Looking back, Donna says that Darrell changed colors once they’d gotten married and the first blush of romance had faded, revealing a dark side that she hadn’t imagined existed. He would sometimes fall prey to bottomless depression, burrowing into his bed for days at a time. Once she apparently found him lying naked, clutching a red wasp by the wings and stinging himself all over his body. Those days when he succeeded in rousing himself were
hardly much better. He’d talk endlessly about Vietnam, getting shot at, never having a chance to shoot back, or else hunker down with his latest issue of
Soldier of Fortune
and fantasize aloud about becoming a mercenary or a hit man.

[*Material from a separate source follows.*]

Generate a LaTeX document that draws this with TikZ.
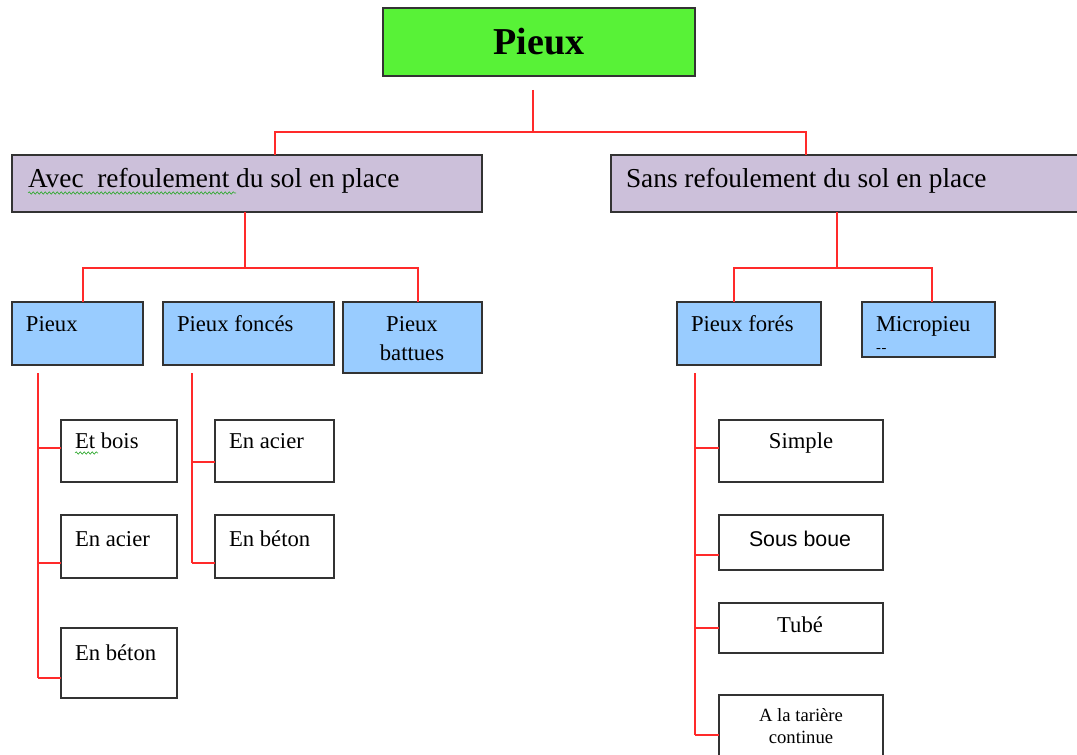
\documentclass[tikz,border=0pt]{standalone}
\usepackage{fontspec}
\setmainfont{Liberation Serif}
\newfontfamily\arialf{Liberation Sans}
\usetikzlibrary{decorations.pathmorphing}
\definecolor{topgreen}{HTML}{58F237}
\definecolor{lav}{HTML}{CCC0DA}
\definecolor{lblue}{HTML}{99CCFF}
\definecolor{edge}{HTML}{333333}
\definecolor{conn}{HTML}{FF2A2A}
\definecolor{squig}{HTML}{33AA33}
\newcommand\bx[6]{\node[#6, minimum width={0.75pt*(#4-#2)}, minimum height={0.75pt*(#5-#3)}] (#1) at ({(#2+#4)/2},{(#3+#5)/2}) {};}
\tikzset{
  boxbase/.style={draw=edge, line width=1.2pt, inner sep=0pt, outer sep=0pt, rectangle},
  rootbox/.style={boxbase, fill=topgreen},
  lavbox/.style={boxbase, fill=lav},
  bluebox/.style={boxbase, fill=lblue},
  whitebox/.style={boxbase, fill=white},
  txt/.style={inner sep=0pt, outer sep=0pt, text=black},
  big/.style={txt, font=\fontsize{20.5}{24}\selectfont},
  mid/.style={txt, font=\fontsize{17}{20}\selectfont},
  link/.style={draw=conn, line width=0.9pt},
  wavy/.style={draw=squig, line width=0.5pt, decorate, decoration={snake, amplitude=0.9pt, segment length=3pt}}
}
\begin{document}
\begin{tikzpicture}[x=0.75pt,y=-0.75pt]
\useasboundingbox (0,0) rectangle (1077,755);
% boxes
\bx{root}{383}{8}{695}{76}{rootbox}
\bx{avec}{12}{155}{482}{212}{lavbox}
\bx{sans}{611}{155}{1085}{212}{lavbox}
\bx{pieux}{12}{302}{143}{365}{bluebox}
\bx{foncés}{163}{302}{334}{365}{bluebox}
\bx{battues}{343}{302}{482}{373}{bluebox}
\bx{fores}{677}{302}{821}{365}{bluebox}
\bx{micro}{862}{302}{995}{357}{bluebox}
\bx{pbois}{61}{420}{177}{482}{whitebox}
\bx{pacier}{61}{515}{177}{578}{whitebox}
\bx{pbeton}{61}{628}{177}{698}{whitebox}
\bx{facier}{215}{420}{334}{482}{whitebox}
\bx{fbeton}{215}{515}{334}{578}{whitebox}
\bx{simple}{719}{420}{883}{482}{whitebox}
\bx{boue}{719}{515}{883}{570}{whitebox}
\bx{tube}{719}{603}{883}{653}{whitebox}
\bx{tariere}{719}{695}{883}{765}{whitebox}
% texts
\node[txt, font=\fontsize{28.5}{32}\selectfont\bfseries, anchor=base] (troot) at (539,55) {Pieux};
\node[big, anchor=base west] (tavec) at (28,188) {Avec\ \ refoulement du sol en place};
\node[big, anchor=base west] (tsans) at (626,188) {Sans refoulement du sol en place};
\node[mid, anchor=base west] (tpieux) at (26,332) {Pieux};
\node[mid, anchor=base west] (tfonces) at (177,332) {Pieux foncés};
\node[mid, anchor=base] (tbat1) at (412,332) {Pieux};
\node[mid, anchor=base] (tbat2) at (412,360) {battues};
\node[mid, anchor=base west] (tfores) at (691,332) {Pieux forés};
\node[mid, anchor=base west] (tmicro) at (876,332) {Micropieu};
\node[txt, font=\fontsize{11}{12}\selectfont, anchor=base west] (tdash) at (876,353) {-\kern0.5pt-};
\node[mid, anchor=base west] (tbois) at (75,448) {Et bois};
\node[mid, anchor=base west] (tpacier) at (75,546) {En acier};
\node[mid, anchor=base west] (tpbeton) at (75,660) {En béton};
\node[mid, anchor=base west] (tfacier) at (229,448) {En acier};
\node[mid, anchor=base west] (tfbeton) at (229,546) {En béton};
\node[mid, anchor=base] (tsimple) at (801,448) {Simple};
\node[txt, font=\arialf\fontsize{16}{19}\selectfont, anchor=base] (tboue) at (800,546) {Sous boue};
\node[mid, anchor=base] (ttube) at (800,632) {Tubé};
\node[txt, font=\fontsize{14}{16}\selectfont, anchor=base] (ttar1) at (801,721) {A la tarière};
\node[txt, font=\fontsize{14}{16}\selectfont, anchor=base] (ttar2) at (801,743) {continue};
% spell-check squiggles
\draw[wavy] (tavec.base west) ++(0,5) coordinate (sqa) -- ++(208,0);
\draw[wavy] (tbois.base west) ++(0,5) coordinate (sqb) -- ++(23,0);
% connectors
\coordinate (j0) at (533,90);
\coordinate (j1) at (533,132);
\draw[link] (j0) -- (j1);
\draw[link] (avec.north -| 275,0) |- (j1) -| (sans.north -| 806,0);
\coordinate (ja) at (245,268);
\draw[link] (avec.south -| ja) -- (ja);
\draw[link] (pieux.north -| 83,0) |- (ja) -| (battues.north -| 418,0);
\coordinate (jb) at (837,268);
\draw[link] (sans.south -| jb) -- (jb);
\draw[link] (fores.north -| 734,0) |- (jb) -| (micro.north -| 932,0);
% Pieux children
\coordinate (pp) at (38,373);
\draw[link] (pp) -- (38,678);
\draw[link] (pp |- 0,448) -- (pbois.west |- 0,448);
\draw[link] (pp |- 0,563) -- (pacier.west |- 0,563);
\draw[link] (pp |- 0,678) -- (pbeton.west |- 0,678);
% Pieux foncés children
\coordinate (fp) at (192,373);
\draw[link] (fp) -- (192,563);
\draw[link] (fp |- 0,462) -- (facier.west |- 0,462);
\draw[link] (fp |- 0,563) -- (fbeton.west |- 0,563);
% Pieux forés children
\coordinate (rp) at (695,373);
\draw[link] (rp) -- (695,735);
\draw[link] (rp |- 0,448) -- (simple.west |- 0,448);
\draw[link] (rp |- 0,555) -- (boue.west |- 0,555);
\draw[link] (rp |- 0,628) -- (tube.west |- 0,628);
\draw[link] (rp |- 0,735) -- (tariere.west |- 0,735);
\end{tikzpicture}
\end{document}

But living with Donna toward the end couldn’t have been much fun either. By most accounts she had a ferocious temper and was fully capable, especially when drunk, of fighting like a man. She had a formidable arsenal, at one time or another breaking Darrell’s nose with a head butt, blackening his eye with a sucker punch, and coming close to crowning him with a bowling pin. Only once did he return fire, an open-handed blow to the side of her head after she’d hit him from behind with a heavy purse. A friend once asked Darrell if what he’d heard was true, that Darrell had said he could whip Donna in a fair fight. “Nah, I never said that,” Darrell answered. “What I said was
maybe
I could.”

The embattled couple had plenty of people rooting for them to sort out their problems. Darrell’s brother Larry thought that Donna was a fine person and just about everybody in Donna’s family thought the same of Darrell. Her mother was especially fond of him. “I always really liked Darrell,” Jeanie recalled. “I thought he was very, very nice—a sweet guy. I always got along well with him even though I knew he and Donna were having troubles.” At Jeanie’s suggestion, the couple gave marriage counseling a brief shot but by this point they were already too far gone for it to make any difference. In the spring of 1986 Donna finally called it quits, checking out of the little house in the hollow with her two kids, vowing never to return.

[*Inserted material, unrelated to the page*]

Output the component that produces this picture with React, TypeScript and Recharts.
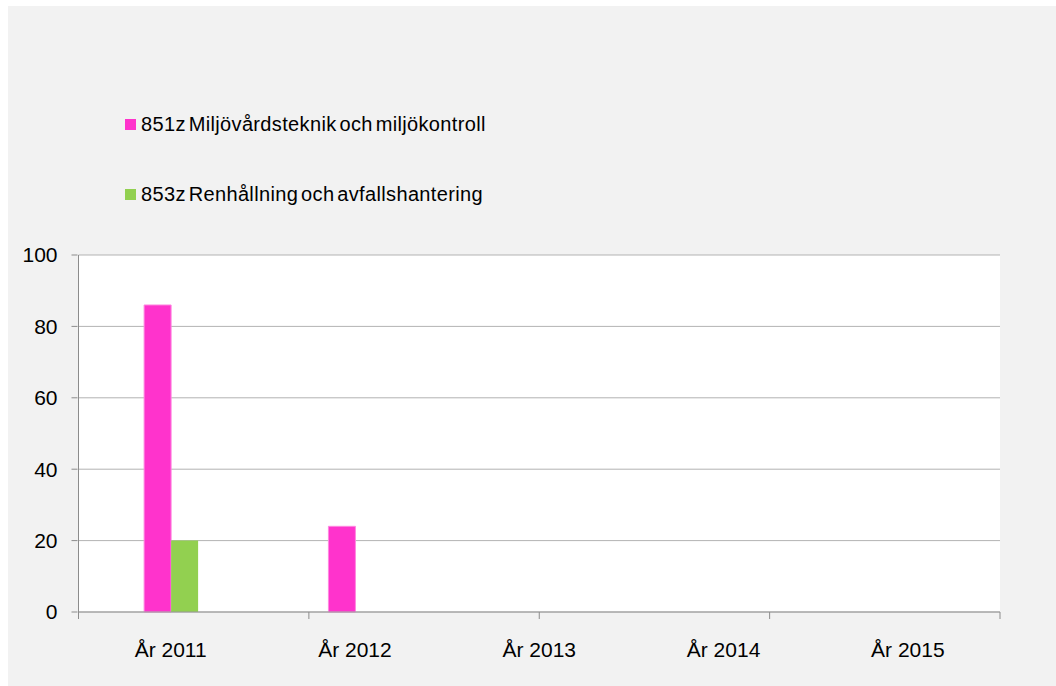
import React from 'react';
import { BarChart, Bar, XAxis, YAxis, CartesianGrid, ReferenceLine } from 'recharts';

const categories = ['År 2011', 'År 2012', 'År 2013', 'År 2014', 'År 2015'];
const series851 = [86, 24, 0, 0, 0];
const series853 = [20, 0, 0, 0, 0];
const seriesNames = ['851z Miljövårdsteknik och miljökontroll', '853z Renhållning och avfallshantering'];
const seriesColors = ['#ff33cc', '#92d050'];
const majorTicks = [0, 20, 40, 60, 80, 100];
const minorTicks = [10, 30, 50, 70, 90];
const boundTicks = [0, 1, 2, 3, 4, 5];

const data = categories.map((c, i) => ({ name: c, s851: series851[i], s853: series853[i] }));

const FONT = '"Liberation Sans", Arial, sans-serif';
const AXIS = '#8c8c8c';

const EmptyTick = () => <g />;

const LegendBox = () => (
  <div style={{ position: 'absolute', left: 117, top: 106, fontFamily: FONT }}>
    {seriesNames.map((n, i) => (
      <div key={i} style={{ display: 'flex', alignItems: 'center', height: 24, marginBottom: i === 0 ? 46 : 0 }}>
        <span style={{ display: 'inline-block', width: 11, height: 11, background: seriesColors[i], marginRight: 5 }} />
        <span style={{ fontSize: 20, color: '#000', letterSpacing: 0.35, wordSpacing: -3, whiteSpace: 'nowrap' }}>{n}</span>
      </div>
    ))}
  </div>
);

export default function App() {
  return (
    <div style={{ position: 'absolute', left: 8, top: 6, width: 1048, height: 680, background: '#f2f2f2' }}>
      <LegendBox />
      <BarChart
        width={1048}
        height={680}
        data={data}
        margin={{ top: 249, right: 56, left: 0, bottom: 0 }}
        barCategoryGap="35.6%"
        barGap={0}
      >
        <CartesianGrid yAxisId="main" xAxisId="main" vertical={false} stroke="#b3b3b3" fill="#ffffff" fillOpacity={1} />
        <XAxis xAxisId="bounds" type="number" domain={[0, 5]} ticks={boundTicks} tick={EmptyTick} interval={0} axisLine={{ stroke: '#999999' }} tickSize={7} height={1} tickLine={{ stroke: AXIS }} />
        <XAxis xAxisId="main" dataKey="name" tickLine={false} axisLine={false} tickSize={0} tickMargin={29} height={73} tick={{ fill: '#000', fontSize: 21, fontFamily: FONT }} interval={0} />
        <YAxis yAxisId="aminor" orientation="left" width={1} domain={[0, 100]} ticks={minorTicks} tick={EmptyTick} interval={0} axisLine={{ stroke: AXIS }} tickSize={5} tickLine={{ stroke: AXIS }} />
        <YAxis yAxisId="main" domain={[0, 100]} ticks={majorTicks} width={69.5} tickSize={6} tickMargin={14} axisLine={false} tickLine={{ stroke: AXIS }} tick={{ fill: '#000', fontSize: 21, fontFamily: FONT }} />
        <ReferenceLine xAxisId="bounds" yAxisId="main" x={5} stroke="#a6a6a6" />
        <Bar xAxisId="main" yAxisId="main" dataKey="s851" name={seriesNames[0]} fill={seriesColors[0]} stroke="#ff88e0" strokeWidth={1} isAnimationActive={false} />
        <Bar xAxisId="main" yAxisId="main" dataKey="s853" name={seriesNames[1]} fill={seriesColors[1]} isAnimationActive={false} />
      </BarChart>
    </div>
  );
}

Once again it hit Darrell hard, maybe even harder than the first time with Joyce. A two-time loser in the marriage department, he now felt thoroughly defeated, a failure to his family and friends, a joke to himself. But even a failure and a joke has to carry on somehow, and the circumstances of Darrell’s life presented two obvious options: he could either take refuge in religion or throw in with the local outlaws. The second option won out easily. It didn’t even require a change of clothes; Darrell was already almost there.

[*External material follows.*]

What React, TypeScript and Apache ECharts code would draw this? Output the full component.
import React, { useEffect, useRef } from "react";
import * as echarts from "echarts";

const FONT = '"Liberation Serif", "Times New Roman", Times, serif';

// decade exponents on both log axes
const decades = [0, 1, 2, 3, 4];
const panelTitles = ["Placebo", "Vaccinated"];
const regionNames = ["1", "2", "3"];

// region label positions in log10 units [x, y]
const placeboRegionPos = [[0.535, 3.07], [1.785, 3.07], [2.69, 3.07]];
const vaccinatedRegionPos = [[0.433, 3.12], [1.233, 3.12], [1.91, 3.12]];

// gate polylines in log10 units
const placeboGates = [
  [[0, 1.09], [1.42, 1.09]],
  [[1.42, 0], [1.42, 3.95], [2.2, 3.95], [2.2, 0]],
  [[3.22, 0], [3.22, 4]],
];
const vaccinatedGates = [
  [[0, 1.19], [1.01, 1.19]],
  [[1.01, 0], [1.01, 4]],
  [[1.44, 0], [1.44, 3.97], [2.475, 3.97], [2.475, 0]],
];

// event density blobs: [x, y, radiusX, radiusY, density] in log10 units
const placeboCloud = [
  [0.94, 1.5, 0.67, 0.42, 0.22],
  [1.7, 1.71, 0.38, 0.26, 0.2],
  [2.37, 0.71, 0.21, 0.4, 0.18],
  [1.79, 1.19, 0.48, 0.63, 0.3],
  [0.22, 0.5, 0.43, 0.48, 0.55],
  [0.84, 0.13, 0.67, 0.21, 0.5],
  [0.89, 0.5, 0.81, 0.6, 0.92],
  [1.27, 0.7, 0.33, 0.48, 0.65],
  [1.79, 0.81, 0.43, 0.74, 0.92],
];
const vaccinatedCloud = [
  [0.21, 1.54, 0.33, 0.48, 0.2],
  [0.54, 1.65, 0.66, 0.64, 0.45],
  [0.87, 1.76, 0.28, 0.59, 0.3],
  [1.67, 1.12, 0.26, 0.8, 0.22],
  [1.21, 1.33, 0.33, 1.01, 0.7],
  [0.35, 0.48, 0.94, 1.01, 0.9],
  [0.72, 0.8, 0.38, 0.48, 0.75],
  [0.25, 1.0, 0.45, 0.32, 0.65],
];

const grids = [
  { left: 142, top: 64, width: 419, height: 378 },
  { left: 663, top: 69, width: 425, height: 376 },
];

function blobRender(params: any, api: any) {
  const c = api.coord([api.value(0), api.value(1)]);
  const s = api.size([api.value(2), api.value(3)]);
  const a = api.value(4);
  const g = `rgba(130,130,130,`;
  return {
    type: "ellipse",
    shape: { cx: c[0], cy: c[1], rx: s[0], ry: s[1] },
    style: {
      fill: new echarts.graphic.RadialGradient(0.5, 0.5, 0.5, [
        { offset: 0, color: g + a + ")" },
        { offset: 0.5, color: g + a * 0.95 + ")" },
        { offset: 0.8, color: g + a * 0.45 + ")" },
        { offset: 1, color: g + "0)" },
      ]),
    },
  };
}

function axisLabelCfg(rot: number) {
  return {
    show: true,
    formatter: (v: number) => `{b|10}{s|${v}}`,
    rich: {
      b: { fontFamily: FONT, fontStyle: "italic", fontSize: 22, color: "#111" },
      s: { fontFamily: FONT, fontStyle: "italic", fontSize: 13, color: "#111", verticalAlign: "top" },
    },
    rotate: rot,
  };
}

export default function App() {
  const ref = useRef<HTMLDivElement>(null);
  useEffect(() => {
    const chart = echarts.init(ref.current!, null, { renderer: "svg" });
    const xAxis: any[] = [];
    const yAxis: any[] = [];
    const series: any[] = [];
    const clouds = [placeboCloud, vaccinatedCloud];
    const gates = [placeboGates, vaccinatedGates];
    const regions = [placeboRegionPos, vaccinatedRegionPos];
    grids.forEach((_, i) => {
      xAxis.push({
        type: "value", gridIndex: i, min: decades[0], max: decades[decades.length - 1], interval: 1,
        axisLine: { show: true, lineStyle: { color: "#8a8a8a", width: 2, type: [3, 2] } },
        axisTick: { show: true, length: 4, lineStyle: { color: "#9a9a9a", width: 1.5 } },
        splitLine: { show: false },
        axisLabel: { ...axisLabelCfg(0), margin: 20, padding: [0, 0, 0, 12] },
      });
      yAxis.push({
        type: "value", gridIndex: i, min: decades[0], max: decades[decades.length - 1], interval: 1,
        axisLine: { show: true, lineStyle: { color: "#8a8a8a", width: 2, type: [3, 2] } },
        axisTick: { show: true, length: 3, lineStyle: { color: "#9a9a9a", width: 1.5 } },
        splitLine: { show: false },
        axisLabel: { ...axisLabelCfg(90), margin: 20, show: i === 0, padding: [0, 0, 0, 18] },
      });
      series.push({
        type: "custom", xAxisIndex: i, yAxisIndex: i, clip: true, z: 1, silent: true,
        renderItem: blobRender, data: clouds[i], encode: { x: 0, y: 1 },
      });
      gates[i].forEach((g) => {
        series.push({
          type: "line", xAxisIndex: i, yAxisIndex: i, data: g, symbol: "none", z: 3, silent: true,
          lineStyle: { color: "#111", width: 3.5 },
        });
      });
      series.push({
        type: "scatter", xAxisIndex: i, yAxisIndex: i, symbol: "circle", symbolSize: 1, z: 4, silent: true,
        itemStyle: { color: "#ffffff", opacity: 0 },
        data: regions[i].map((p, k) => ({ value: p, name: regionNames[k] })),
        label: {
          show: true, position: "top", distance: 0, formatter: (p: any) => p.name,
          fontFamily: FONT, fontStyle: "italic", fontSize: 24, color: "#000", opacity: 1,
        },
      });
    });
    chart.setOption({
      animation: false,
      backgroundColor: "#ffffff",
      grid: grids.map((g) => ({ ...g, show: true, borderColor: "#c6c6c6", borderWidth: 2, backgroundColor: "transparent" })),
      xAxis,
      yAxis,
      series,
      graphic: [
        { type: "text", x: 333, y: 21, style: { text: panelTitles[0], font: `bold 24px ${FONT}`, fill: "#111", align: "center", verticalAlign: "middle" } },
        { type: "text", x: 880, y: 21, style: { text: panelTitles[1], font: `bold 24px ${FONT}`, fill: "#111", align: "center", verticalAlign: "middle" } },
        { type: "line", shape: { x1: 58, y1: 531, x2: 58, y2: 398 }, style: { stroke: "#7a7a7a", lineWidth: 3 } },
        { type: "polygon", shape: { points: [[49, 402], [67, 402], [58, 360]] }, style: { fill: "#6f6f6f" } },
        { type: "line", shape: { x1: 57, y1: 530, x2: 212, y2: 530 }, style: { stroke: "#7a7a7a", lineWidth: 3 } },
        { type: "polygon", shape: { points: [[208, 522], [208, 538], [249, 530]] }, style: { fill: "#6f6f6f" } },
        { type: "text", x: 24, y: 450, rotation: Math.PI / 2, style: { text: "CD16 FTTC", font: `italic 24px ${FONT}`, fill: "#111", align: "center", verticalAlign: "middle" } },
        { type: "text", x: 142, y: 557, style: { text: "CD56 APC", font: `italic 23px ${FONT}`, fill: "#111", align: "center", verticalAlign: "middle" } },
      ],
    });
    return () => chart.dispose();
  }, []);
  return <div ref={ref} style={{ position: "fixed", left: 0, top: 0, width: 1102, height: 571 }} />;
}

If an outlaw was what you were, or what you wanted to be, you
couldn’t go wrong hanging out at Joe Dean Davis’s place, just a quarter mile down the hollow from the edge of town. Joe Dean knew practically every desperado in southwest Missouri, all of whom seemed to enjoy his company. And little wonder. He was a colorful guy, with a rich fund of amusing and lusty stories, and a talent for bending himself to the occasion, interacting with people on terms they felt most at ease with. He may have inherited this talent from his dad, Green Berry Davis, who was a born talker with an itch for politics. On those occasions when he was running for some local office or another, Green Berry would go canvassing door-to-door with a bag containing his campaign props: a Bible and a bottle of whiskey. Once invited inside he’d quickly size up the situation and then, depending on the proclivities of his hosts, he’d either take out the Good Book for some impromptu sermonizing or crack open the whiskey and settle in for an exchange of ribaldry. Either way, Green Berry would usually come off as a guy whom you’d feel comfortable trusting with your vote.

Joe Dean was a guy whom local outlaws felt comfortable trusting with their secrets. Cock fighters, bootleggers, drug dealers, gunslingers, counterfeiters: drop by his place often enough, you’d be sure to catch them all. It was a rare day when there weren’t at least two or three dudes from the nether side of the law hanging out—sipping home brew, smoking grass, hatching schemes. And it was rare nowadays that Darrell wasn’t hanging out with them. Darrell had always enjoyed visiting Joe Dean, one of his favorite cousins, and after his breakup with Donna, he was visiting more often and sticking around longer. Coming across the rickety old bridge onto Joe Dean’s property and wending his way past the one-room log cabin, the fighting roosters in cages or tied up to leashes and scrabbling on the ground, the horses nickering in the makeshift corral—wending his way past all this glorious scruffiness and plopping down on the front porch of the little frame house set out back, he felt like he was exactly where he was supposed to be. He enjoyed rubbing shoulders with Joe Dean’s outlaw pals, many of whom he’d known half his life anyway, and the outlaws seemed to enjoy rubbing
shoulders with him. And why not? It wasn’t as if he was lacking in outlaw credentials himself. Darrell had a reputation for being tough and fearless, and everybody knew he could shoot a pistol like ringing a bell. Everybody knew he was someone you’d want on your side in the rough going; definitely not a guy you’d want to risk antagonizing.

Some days Darrell would check into Joe Dean’s in the early evening and then go out honky-tonking, hitting roadside joints all the way down to the Arkansas line. He might start out at the Nite Hawk in downtown Reeds Spring, a creaky old dive with a leaky roof, a place that only the rowdiest of townsfolk mourned when it finally burned to the ground. Then on to Betty’s Tavern on Route 13 just south of town, a hard-core joint with a sign above the bar—CUSTOMERS MUST CHECK GUNS AND KNIVES WITH BARTENDER BEFORE BEING SERVED—that no one with any sense paid the slightest attention to. Just about everyone knew that sitting in Betty’s unarmed was a serious health risk. He might wrap things up at Hoppy’s, an outlaw hangout south of Kimberling City, with a few beers, a couple of games of pool, quarters in the jukebox, a little George Jones, some Allman Brothers, Stevie Ray Vaughan, Lynyrd Skynyrd. And then home, usually alone, Darrell not much of a lady’s man at this point, with a little bit of a buzz on, just enough to beat back the demons for the night and hopefully grab some sleep.